The IACP Civil Rights Award, sponsored jointly by V. H. Blackinton & Company, Fechheimer Brothers Company, and Target Corporation, recognizes outstanding law enforcement achievements in protecting civil and human rights. The Civil Rights Committee established this award to promote recognition of the myriad activities performed by the profession across the United States and around the world that serve to promote and protect civil rights. These activities range from solidly professional criminal investigations of civil rights violations and hate crimes to innovative police community outreach programs that serve vulnerable and disenfranchised populations. The award underscores a fact too often overlooked: that law enforcement professionals are among the primary guarantors of civil, human, and constitutional rights in democratic societies.

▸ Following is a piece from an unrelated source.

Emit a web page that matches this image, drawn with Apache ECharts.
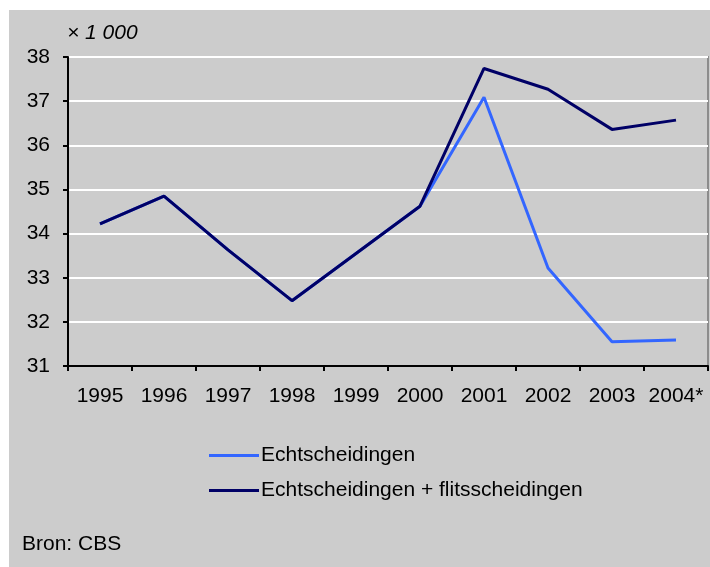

IACP Civil Rights Awards are submitted under the following categories:

  • Single-Agency Program or Project Award

  • Multi-Agency Team Award

  • Individual Achievement Award

  • International Human Rights Award



Single-Agency Program Award: Michigan State Police
Michigan Youth Leadership Academy


The Michigan State Police received the Single-Agency Program Award for its development of a comprehensive youth outreach and intervention program. The Michigan Youth Leadership Academy (MYLA) is an innovative community project designed to build strong relationships among urban youths and police. MYLA is a week-long residential academy focused on building leadership, citizenship, respect, trust, health, community service, and life-coping skills. The goal of this program is to provide young people with an opportunity to learn, to adapt to their communities, and to establish and maintain positive relationships with law enforcement officers. Local law enforcement officers from the same communities as students attending these camps participate with youths throughout the academy session. Participating officers also commit to follow up with and make themselves available to academy graduates as the latter return to their communities. The program began in 2005 and to date has served over 250 cadets between the ages of 14 and 16 who have participated in nine programs, including several sessions designed specifically for female cadets.



Multi-Agency Team Award: Georgia Bureau of Investigation
Crisis Intervention Team Program


The 2008 Multi-Agency Team Award was conferred to a statewide Crisis Intervention Team (CIT) program led by the Georgia Bureau of Investigation. This comprehensive and innovative program was developed in partnership with the Georgia Association of Chiefs of Police, the Georgia Sheriffs’ Association, the Georgia Public Safety Training Center, the local office of the National Alliance on Mental Illness, and the Georgia Department of Human Resources. Since 2004, the CIT program has provided training to over 2,000 Georgia law enforcement officers from 150 Georgia law enforcement agencies. The Georgia CIT program protects the rights of people with mental illness and other brain disorders, such as posttraumatic stress disorder and developmental disabilities, who are in crises by training agencies in techniques to de-escalate crises and, in many cases, to refer individuals for treatment instead of simply arresting and incarcerating them.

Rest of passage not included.